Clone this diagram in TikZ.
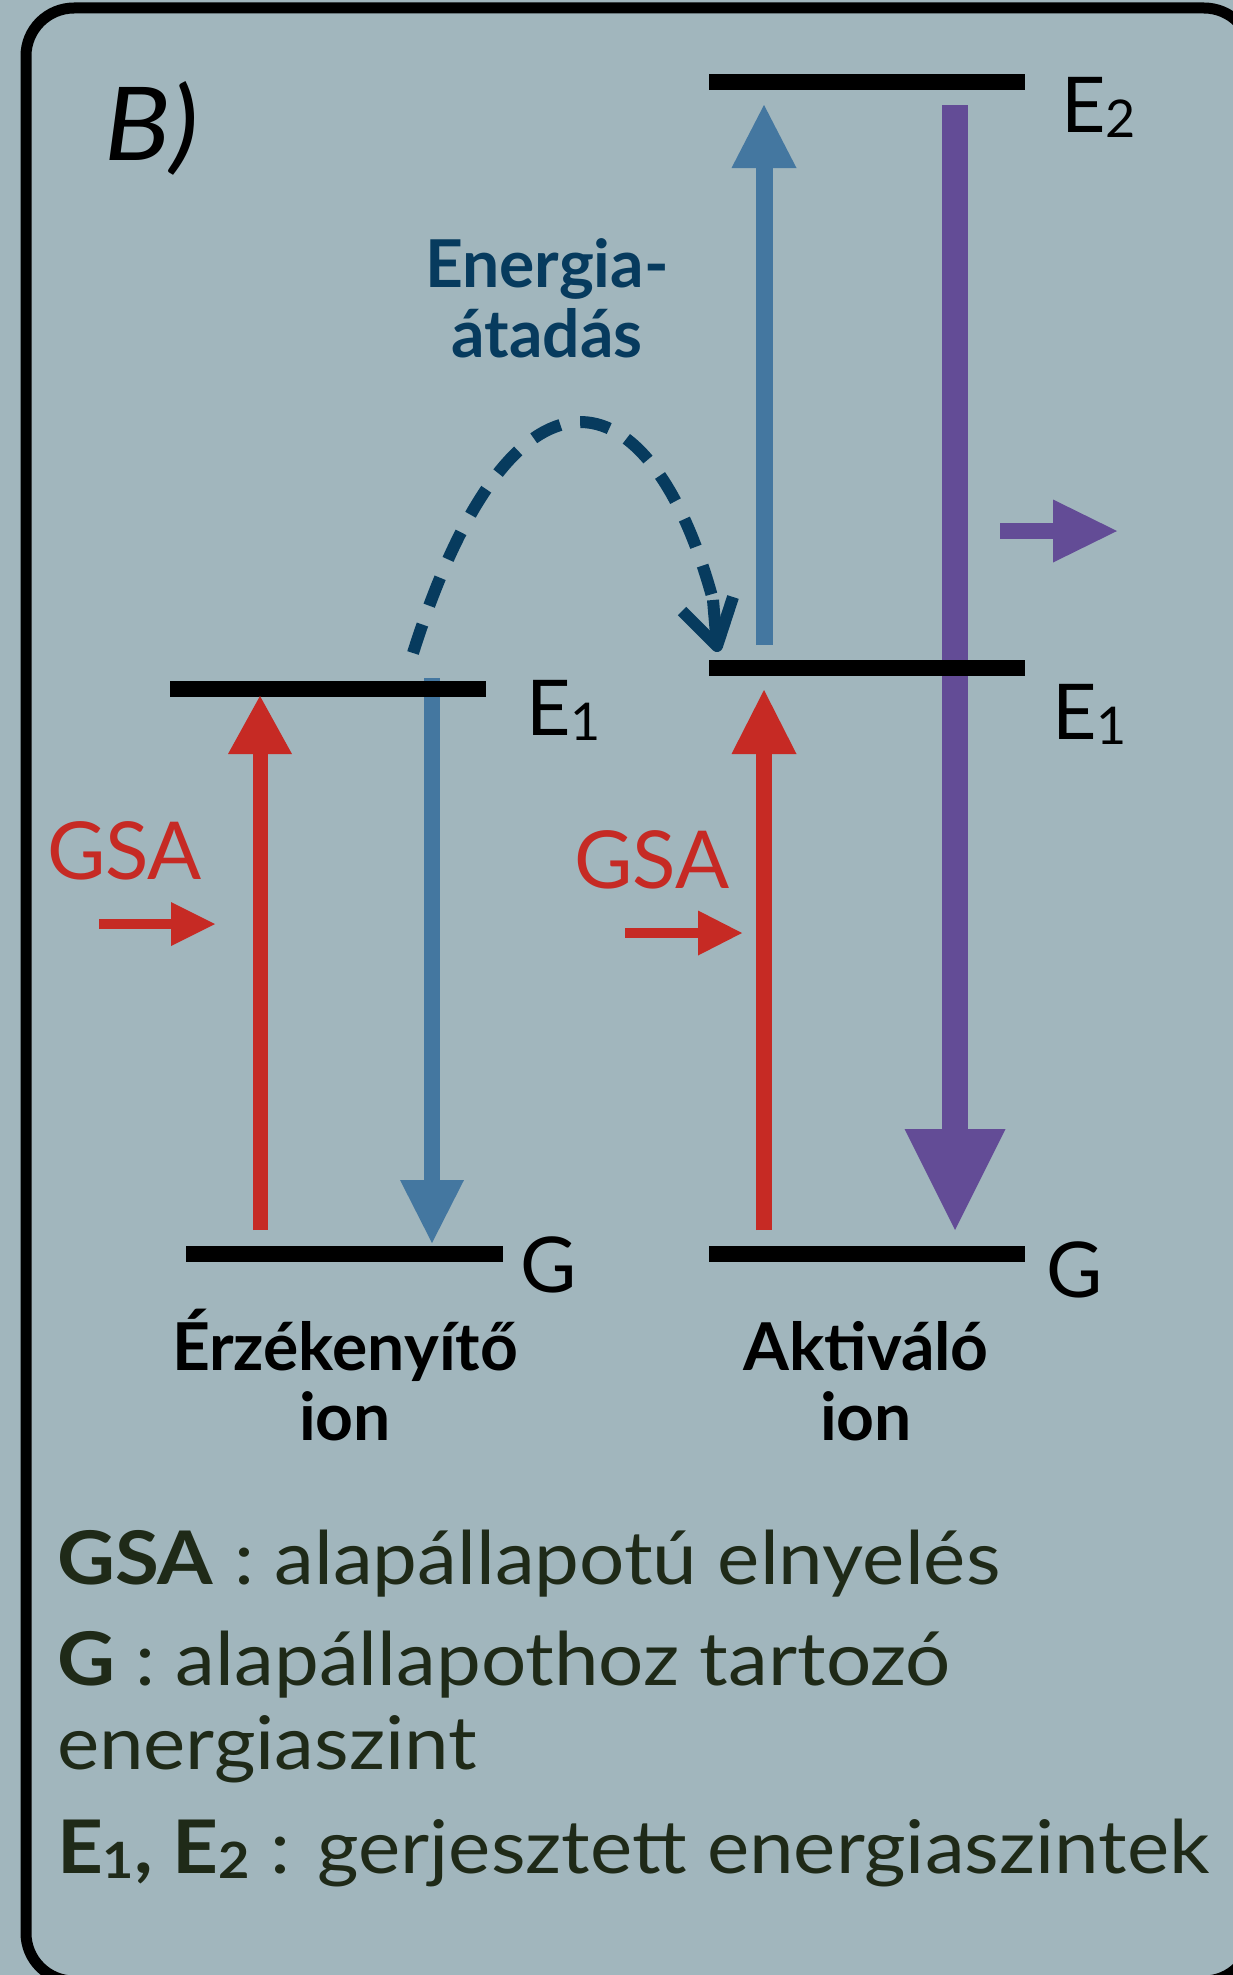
\documentclass[tikz,border=0pt]{standalone}
\usepackage{fontspec}
\setmainfont{Lato}
\newfontfamily\widefont{Lato}[FakeStretch=1.08]
\usetikzlibrary{arrows.meta}
\definecolor{bgc}{RGB}{161,182,189}
\definecolor{redc}{RGB}{198,42,36}
\definecolor{bluec}{RGB}{68,119,160}
\definecolor{purc}{RGB}{99,76,150}
\definecolor{navyc}{RGB}{7,59,94}
\definecolor{legc}{RGB}{31,42,24}
\newcommand\myfs[1]{\fontsize{#1}{#1}\selectfont}
\newcommand\lvsub[1]{\raisebox{-5pt}{\myfs{52}#1}}
\newcommand\lgsub[1]{\raisebox{-5pt}{\myfs{50}#1}}
\begin{document}
\begin{tikzpicture}[x=1pt,y=-1pt,
  lvl/.style={line width=16pt, draw=black},
  tiphead/.style 2 args={-{Triangle[length=#1pt,width=#2pt,line width=0pt]}},
  txt/.style={inner sep=0pt, outer sep=0pt},
  lvlab/.style={txt, anchor=base west, font=\myfs{77}},
  ionlab/.style={txt, anchor=base, align=center, font=\myfs{66}\bfseries,
    execute at begin node=\setlength{\baselineskip}{70pt}},
  leg/.style={txt, anchor=base west, text=legc, font=\widefont\myfs{74}},
  transfer/.style={navyc, line width=12pt}]
\useasboundingbox (0,0) rectangle (1233,1975);
\fill[bgc] (0,0) rectangle (1233,1975);
\draw[line width=11pt, rounded corners=48pt] (26,8) rectangle (1252,1981);

% title
\node[txt, anchor=base west] (title) at (104,160) {\widefont\myfs{102}\itshape B)};

% energy levels
\coordinate (LE1a) at (170,689); \coordinate (LE1b) at (486,689);
\coordinate (LGa) at (186,1254); \coordinate (LGb) at (503,1254);
\coordinate (RE2a) at (709,82); \coordinate (RE2b) at (1025,82);
\coordinate (RE1a) at (709,668); \coordinate (RE1b) at (1025,668);
\coordinate (RGa) at (709,1254); \coordinate (RGb) at (1025,1254);

% transitions
\coordinate (Lr0) at (260,1230); \coordinate (Lr1) at (260,696);
\coordinate (Lb0) at (432,678);  \coordinate (Lb1) at (432,1243);
\coordinate (Rr0) at (764,1230); \coordinate (Rr1) at (764,690);
\coordinate (Rb0) at (764,645);  \coordinate (Rb1) at (764,105);
\coordinate (Rp0) at (955,105);  \coordinate (Rp1) at (955,1230);
\coordinate (Lg0) at (99,924);   \coordinate (Lg1) at (215,924);
\coordinate (Rg0) at (625,933);  \coordinate (Rg1) at (742,933);
\coordinate (Pp0) at (1000,531); \coordinate (Pp1) at (1117,531);
\coordinate (D0) at (413,653);   \coordinate (D1) at (717,646);
\coordinate (DS) at (713,600);
\coordinate (ArmL) at (682,611); \coordinate (ArmR) at (733,597);

\draw[bluec, line width=16pt, tiphead={63}{64}] (Lb0) -- (Lb1);
\draw[purc, line width=26pt, tiphead={101}{101}] (Rp0) -- (Rp1);
\draw[lvl] (LE1a) -- (LE1b);
\draw[lvl] (LGa) -- (LGb);
\draw[lvl] (RE2a) -- (RE2b);
\draw[lvl] (RE1a) -- (RE1b);
\draw[lvl] (RGa) -- (RGb);
\draw[redc, line width=15pt, tiphead={58}{64}] (Lr0) -- (Lr1);
\draw[redc, line width=16pt, tiphead={64}{65}] (Rr0) -- (Rr1);
\draw[bluec, line width=17pt, tiphead={63}{65}] (Rb0) -- (Rb1);
\draw[redc, line width=10pt, tiphead={44}{44}] (Lg0) -- (Lg1);
\draw[redc, line width=10pt, tiphead={44}{45}] (Rg0) -- (Rg1);
\draw[purc, line width=16pt, tiphead={64}{63}] (Pp0) -- (Pp1);

% energy transfer
\draw[transfer, dash pattern=on 30pt off 20pt]
  (D0) .. controls (512,340) and (650,368) .. (DS);
\draw[transfer] (DS) -- (D1);
\draw[transfer, line join=round] (ArmL) -- (D1) -- (ArmR);
\node[txt, anchor=base, align=center, text=navyc, font=\myfs{66}\bfseries,
  execute at begin node=\setlength{\baselineskip}{70pt}] (transferlab) at (547,357) {Energia-\\átadás};

% level labels
\node[lvlab] (lE2) at (1061,132) {E\lvsub{2}};
\node[lvlab] (lE1L) at (526,735) {E\lvsub{1}};
\node[lvlab] (lE1R) at (1052,739) {E\lvsub{1}};
\node[lvlab] (lGL) at (520,1292) {G};
\node[lvlab] (lGR) at (1046,1297) {G};

\node[txt, anchor=base west, text=redc, font=\myfs{80}] (gsaL) at (47,879) {GSA};
\node[txt, anchor=base east, text=redc, font=\myfs{80}] (gsaR) at (729,888) {GSA};

\node[ionlab] (sens) at (345,1440) {Érzékenyítő\\ion};
\node[ionlab] (act) at (866,1440) {Aktiváló\\ion};

% legend
\node[leg] (leg1) at (57,1584) {\textbf{GSA} : alapállapotú elnyelés};
\node[leg] (leg2) at (57,1685) {\textbf{G} : alapállapothoz tartozó};
\node[leg] (leg3) at (57,1769) {energiaszint};
\node[leg] (leg4) at (57,1873) {\textbf{E\lgsub{1}, E\lgsub{2}} : gerjesztett energiaszintek};
\end{tikzpicture}
\end{document}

☆ ☆ ☆ ☆

Aim of the task —
All of the data above should be transcribed verbatim, with pictures omitted.

The completed task —
Clone this diagram in TikZ.
\documentclass[tikz,border=0pt]{standalone}
\usepackage{fontspec}
\setmainfont{Lato}
\newfontfamily\widefont{Lato}[FakeStretch=1.08]
\usetikzlibrary{arrows.meta}
\definecolor{bgc}{RGB}{161,182,189}
\definecolor{redc}{RGB}{198,42,36}
\definecolor{bluec}{RGB}{68,119,160}
\definecolor{purc}{RGB}{99,76,150}
\definecolor{navyc}{RGB}{7,59,94}
\definecolor{legc}{RGB}{31,42,24}
\newcommand\myfs[1]{\fontsize{#1}{#1}\selectfont}
\newcommand\lvsub[1]{\raisebox{-5pt}{\myfs{52}#1}}
\newcommand\lgsub[1]{\raisebox{-5pt}{\myfs{50}#1}}
\begin{document}
\begin{tikzpicture}[x=1pt,y=-1pt,
  lvl/.style={line width=16pt, draw=black},
  tiphead/.style 2 args={-{Triangle[length=#1pt,width=#2pt,line width=0pt]}},
  txt/.style={inner sep=0pt, outer sep=0pt},
  lvlab/.style={txt, anchor=base west, font=\myfs{77}},
  ionlab/.style={txt, anchor=base, align=center, font=\myfs{66}\bfseries,
    execute at begin node=\setlength{\baselineskip}{70pt}},
  leg/.style={txt, anchor=base west, text=legc, font=\widefont\myfs{74}},
  transfer/.style={navyc, line width=12pt}]
\useasboundingbox (0,0) rectangle (1233,1975);
\fill[bgc] (0,0) rectangle (1233,1975);
\draw[line width=11pt, rounded corners=48pt] (26,8) rectangle (1252,1981);

% title
\node[txt, anchor=base west] (title) at (104,160) {\widefont\myfs{102}\itshape B)};

% energy levels
\coordinate (LE1a) at (170,689); \coordinate (LE1b) at (486,689);
\coordinate (LGa) at (186,1254); \coordinate (LGb) at (503,1254);
\coordinate (RE2a) at (709,82); \coordinate (RE2b) at (1025,82);
\coordinate (RE1a) at (709,668); \coordinate (RE1b) at (1025,668);
\coordinate (RGa) at (709,1254); \coordinate (RGb) at (1025,1254);

% transitions
\coordinate (Lr0) at (260,1230); \coordinate (Lr1) at (260,696);
\coordinate (Lb0) at (432,678);  \coordinate (Lb1) at (432,1243);
\coordinate (Rr0) at (764,1230); \coordinate (Rr1) at (764,690);
\coordinate (Rb0) at (764,645);  \coordinate (Rb1) at (764,105);
\coordinate (Rp0) at (955,105);  \coordinate (Rp1) at (955,1230);
\coordinate (Lg0) at (99,924);   \coordinate (Lg1) at (215,924);
\coordinate (Rg0) at (625,933);  \coordinate (Rg1) at (742,933);
\coordinate (Pp0) at (1000,531); \coordinate (Pp1) at (1117,531);
\coordinate (D0) at (413,653);   \coordinate (D1) at (717,646);
\coordinate (DS) at (713,600);
\coordinate (ArmL) at (682,611); \coordinate (ArmR) at (733,597);

\draw[bluec, line width=16pt, tiphead={63}{64}] (Lb0) -- (Lb1);
\draw[purc, line width=26pt, tiphead={101}{101}] (Rp0) -- (Rp1);
\draw[lvl] (LE1a) -- (LE1b);
\draw[lvl] (LGa) -- (LGb);
\draw[lvl] (RE2a) -- (RE2b);
\draw[lvl] (RE1a) -- (RE1b);
\draw[lvl] (RGa) -- (RGb);
\draw[redc, line width=15pt, tiphead={58}{64}] (Lr0) -- (Lr1);
\draw[redc, line width=16pt, tiphead={64}{65}] (Rr0) -- (Rr1);
\draw[bluec, line width=17pt, tiphead={63}{65}] (Rb0) -- (Rb1);
\draw[redc, line width=10pt, tiphead={44}{44}] (Lg0) -- (Lg1);
\draw[redc, line width=10pt, tiphead={44}{45}] (Rg0) -- (Rg1);
\draw[purc, line width=16pt, tiphead={64}{63}] (Pp0) -- (Pp1);

% energy transfer
\draw[transfer, dash pattern=on 30pt off 20pt]
  (D0) .. controls (512,340) and (650,368) .. (DS);
\draw[transfer] (DS) -- (D1);
\draw[transfer, line join=round] (ArmL) -- (D1) -- (ArmR);
\node[txt, anchor=base, align=center, text=navyc, font=\myfs{66}\bfseries,
  execute at begin node=\setlength{\baselineskip}{70pt}] (transferlab) at (547,357) {Energia-\\átadás};

% level labels
\node[lvlab] (lE2) at (1061,132) {E\lvsub{2}};
\node[lvlab] (lE1L) at (526,735) {E\lvsub{1}};
\node[lvlab] (lE1R) at (1052,739) {E\lvsub{1}};
\node[lvlab] (lGL) at (520,1292) {G};
\node[lvlab] (lGR) at (1046,1297) {G};

\node[txt, anchor=base west, text=redc, font=\myfs{80}] (gsaL) at (47,879) {GSA};
\node[txt, anchor=base east, text=redc, font=\myfs{80}] (gsaR) at (729,888) {GSA};

\node[ionlab] (sens) at (345,1440) {Érzékenyítő\\ion};
\node[ionlab] (act) at (866,1440) {Aktiváló\\ion};

% legend
\node[leg] (leg1) at (57,1584) {\textbf{GSA} : alapállapotú elnyelés};
\node[leg] (leg2) at (57,1685) {\textbf{G} : alapállapothoz tartozó};
\node[leg] (leg3) at (57,1769) {energiaszint};
\node[leg] (leg4) at (57,1873) {\textbf{E\lgsub{1}, E\lgsub{2}} : gerjesztett energiaszintek};
\end{tikzpicture}
\end{document}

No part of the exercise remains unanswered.